Your task is to copy every line of the entries that contains "this".
**** Provided data
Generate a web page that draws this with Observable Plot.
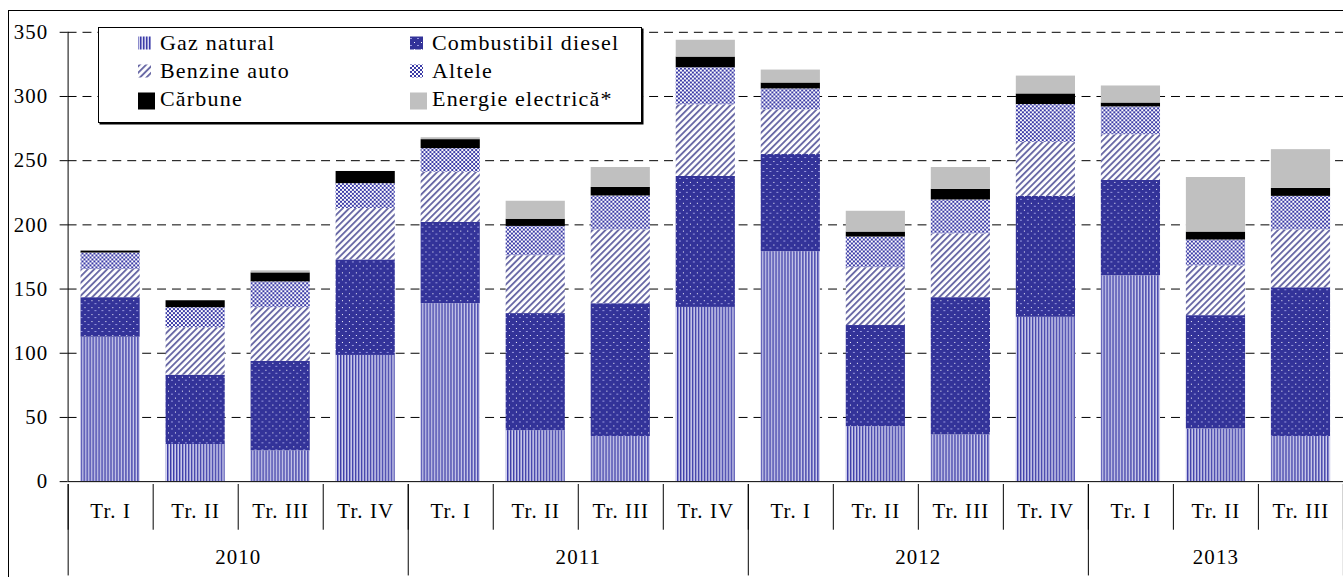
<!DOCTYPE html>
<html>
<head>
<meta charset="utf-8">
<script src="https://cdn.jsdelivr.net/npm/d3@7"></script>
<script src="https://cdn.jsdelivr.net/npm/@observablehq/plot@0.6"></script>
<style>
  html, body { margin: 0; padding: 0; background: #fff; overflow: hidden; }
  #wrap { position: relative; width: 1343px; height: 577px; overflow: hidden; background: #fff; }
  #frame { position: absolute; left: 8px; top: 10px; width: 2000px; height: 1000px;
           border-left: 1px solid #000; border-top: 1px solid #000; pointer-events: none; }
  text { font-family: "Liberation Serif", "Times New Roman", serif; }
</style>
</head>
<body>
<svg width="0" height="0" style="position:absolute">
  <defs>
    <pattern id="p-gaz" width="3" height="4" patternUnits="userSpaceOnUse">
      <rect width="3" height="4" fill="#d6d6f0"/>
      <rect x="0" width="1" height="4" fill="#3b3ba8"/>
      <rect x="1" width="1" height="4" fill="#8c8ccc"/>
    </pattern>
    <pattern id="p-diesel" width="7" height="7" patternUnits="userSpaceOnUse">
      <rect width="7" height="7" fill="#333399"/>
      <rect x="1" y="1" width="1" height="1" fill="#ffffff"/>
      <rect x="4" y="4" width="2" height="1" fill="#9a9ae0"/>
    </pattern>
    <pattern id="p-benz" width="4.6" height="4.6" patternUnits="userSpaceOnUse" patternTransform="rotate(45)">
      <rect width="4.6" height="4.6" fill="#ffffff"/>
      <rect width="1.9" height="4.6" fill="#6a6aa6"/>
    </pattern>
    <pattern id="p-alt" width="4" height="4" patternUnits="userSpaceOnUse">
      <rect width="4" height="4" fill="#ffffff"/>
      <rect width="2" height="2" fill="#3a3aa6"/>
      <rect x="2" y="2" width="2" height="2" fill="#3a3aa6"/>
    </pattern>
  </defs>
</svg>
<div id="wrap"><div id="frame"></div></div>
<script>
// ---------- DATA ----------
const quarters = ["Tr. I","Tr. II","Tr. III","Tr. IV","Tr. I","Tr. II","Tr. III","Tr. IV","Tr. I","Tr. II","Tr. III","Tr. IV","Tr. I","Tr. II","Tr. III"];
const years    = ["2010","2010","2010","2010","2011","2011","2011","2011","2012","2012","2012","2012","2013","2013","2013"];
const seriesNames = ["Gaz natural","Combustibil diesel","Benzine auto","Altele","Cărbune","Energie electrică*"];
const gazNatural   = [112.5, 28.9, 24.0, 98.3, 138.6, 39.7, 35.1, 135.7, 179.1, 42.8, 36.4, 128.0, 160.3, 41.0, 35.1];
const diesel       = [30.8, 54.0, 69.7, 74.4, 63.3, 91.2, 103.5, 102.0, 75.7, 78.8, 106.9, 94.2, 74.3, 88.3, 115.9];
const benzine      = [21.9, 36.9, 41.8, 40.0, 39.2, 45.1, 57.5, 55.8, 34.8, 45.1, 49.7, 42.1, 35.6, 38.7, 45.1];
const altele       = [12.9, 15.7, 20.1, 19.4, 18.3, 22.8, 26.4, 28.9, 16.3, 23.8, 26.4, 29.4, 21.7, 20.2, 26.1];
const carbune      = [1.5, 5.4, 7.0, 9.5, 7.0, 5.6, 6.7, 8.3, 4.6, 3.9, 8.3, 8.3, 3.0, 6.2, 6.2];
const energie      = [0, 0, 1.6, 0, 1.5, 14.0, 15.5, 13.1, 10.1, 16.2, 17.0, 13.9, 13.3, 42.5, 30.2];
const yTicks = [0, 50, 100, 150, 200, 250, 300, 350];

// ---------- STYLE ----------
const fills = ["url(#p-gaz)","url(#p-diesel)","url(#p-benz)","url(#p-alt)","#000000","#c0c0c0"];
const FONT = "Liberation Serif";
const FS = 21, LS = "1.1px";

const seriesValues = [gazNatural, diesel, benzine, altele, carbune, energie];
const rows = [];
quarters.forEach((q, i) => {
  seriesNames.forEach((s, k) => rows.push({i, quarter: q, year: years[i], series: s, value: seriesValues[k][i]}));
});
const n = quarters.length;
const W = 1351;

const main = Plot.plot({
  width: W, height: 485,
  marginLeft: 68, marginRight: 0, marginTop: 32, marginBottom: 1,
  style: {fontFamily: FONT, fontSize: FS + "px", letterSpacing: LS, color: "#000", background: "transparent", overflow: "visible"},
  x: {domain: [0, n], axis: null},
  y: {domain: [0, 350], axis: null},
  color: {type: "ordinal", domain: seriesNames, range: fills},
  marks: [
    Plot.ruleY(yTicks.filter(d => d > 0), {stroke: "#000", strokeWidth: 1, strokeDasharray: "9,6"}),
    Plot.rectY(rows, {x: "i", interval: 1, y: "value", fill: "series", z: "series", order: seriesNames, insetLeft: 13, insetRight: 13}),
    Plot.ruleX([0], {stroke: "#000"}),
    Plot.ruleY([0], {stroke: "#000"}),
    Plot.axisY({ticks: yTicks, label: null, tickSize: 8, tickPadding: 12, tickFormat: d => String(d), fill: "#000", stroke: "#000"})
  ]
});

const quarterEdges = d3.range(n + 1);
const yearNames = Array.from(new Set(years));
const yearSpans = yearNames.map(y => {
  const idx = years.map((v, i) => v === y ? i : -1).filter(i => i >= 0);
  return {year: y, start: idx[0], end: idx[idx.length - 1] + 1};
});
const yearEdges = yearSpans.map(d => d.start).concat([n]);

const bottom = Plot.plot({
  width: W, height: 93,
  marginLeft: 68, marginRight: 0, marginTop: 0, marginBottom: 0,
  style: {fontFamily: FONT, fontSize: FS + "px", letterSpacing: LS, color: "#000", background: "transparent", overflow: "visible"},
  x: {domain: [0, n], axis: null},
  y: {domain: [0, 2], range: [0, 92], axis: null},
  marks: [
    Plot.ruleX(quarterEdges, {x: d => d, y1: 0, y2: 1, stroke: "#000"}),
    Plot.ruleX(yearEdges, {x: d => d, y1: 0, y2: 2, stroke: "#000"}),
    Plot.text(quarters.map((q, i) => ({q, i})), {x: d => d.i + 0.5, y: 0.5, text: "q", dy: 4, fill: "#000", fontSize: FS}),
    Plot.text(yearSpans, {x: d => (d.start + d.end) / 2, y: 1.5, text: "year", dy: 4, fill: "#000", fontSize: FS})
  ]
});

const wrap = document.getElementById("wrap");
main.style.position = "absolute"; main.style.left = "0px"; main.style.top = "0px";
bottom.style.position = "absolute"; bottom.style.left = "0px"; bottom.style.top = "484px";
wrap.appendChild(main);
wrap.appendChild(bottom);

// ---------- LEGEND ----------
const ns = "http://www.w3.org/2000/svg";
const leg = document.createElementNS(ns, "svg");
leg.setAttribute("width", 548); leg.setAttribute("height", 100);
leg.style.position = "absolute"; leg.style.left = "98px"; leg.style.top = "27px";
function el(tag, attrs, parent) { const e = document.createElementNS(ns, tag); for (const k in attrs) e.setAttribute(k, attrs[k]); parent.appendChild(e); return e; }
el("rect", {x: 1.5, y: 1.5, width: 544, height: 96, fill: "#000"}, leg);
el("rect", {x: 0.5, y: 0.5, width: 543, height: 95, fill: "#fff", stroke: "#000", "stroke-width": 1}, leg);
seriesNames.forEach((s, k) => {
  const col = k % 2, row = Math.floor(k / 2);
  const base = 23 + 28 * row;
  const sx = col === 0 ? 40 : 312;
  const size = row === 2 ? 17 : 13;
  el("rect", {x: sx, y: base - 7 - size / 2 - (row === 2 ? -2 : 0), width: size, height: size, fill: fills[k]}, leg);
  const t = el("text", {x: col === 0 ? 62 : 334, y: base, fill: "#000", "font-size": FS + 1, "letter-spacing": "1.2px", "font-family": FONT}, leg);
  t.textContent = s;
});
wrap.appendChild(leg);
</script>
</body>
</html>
********
**** Provided data
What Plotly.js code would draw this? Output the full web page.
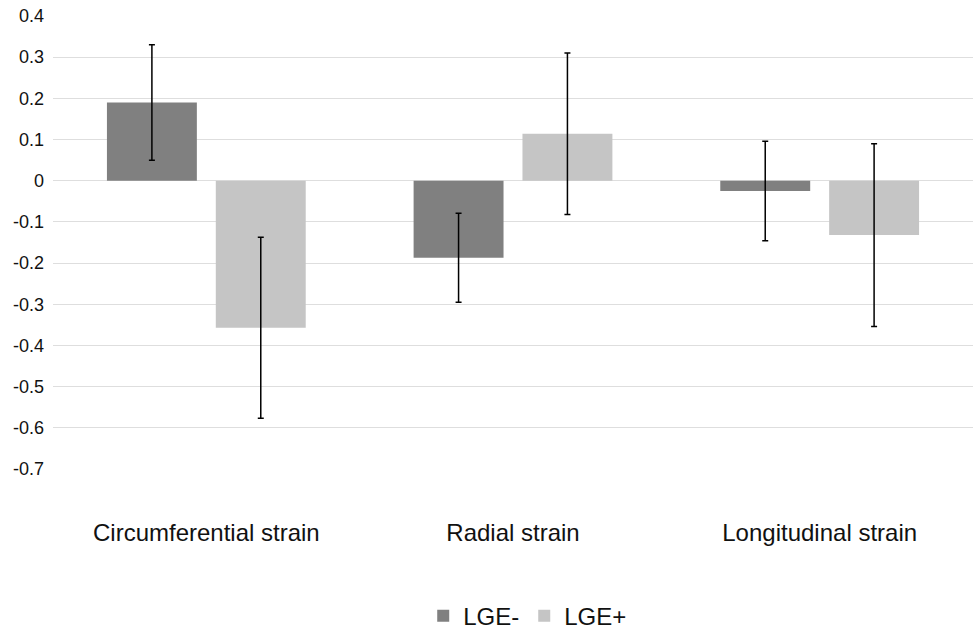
********
Answer in full:
Generate a web page that draws this with Observable Plot.
What Plotly.js code would draw this? Output the full web page.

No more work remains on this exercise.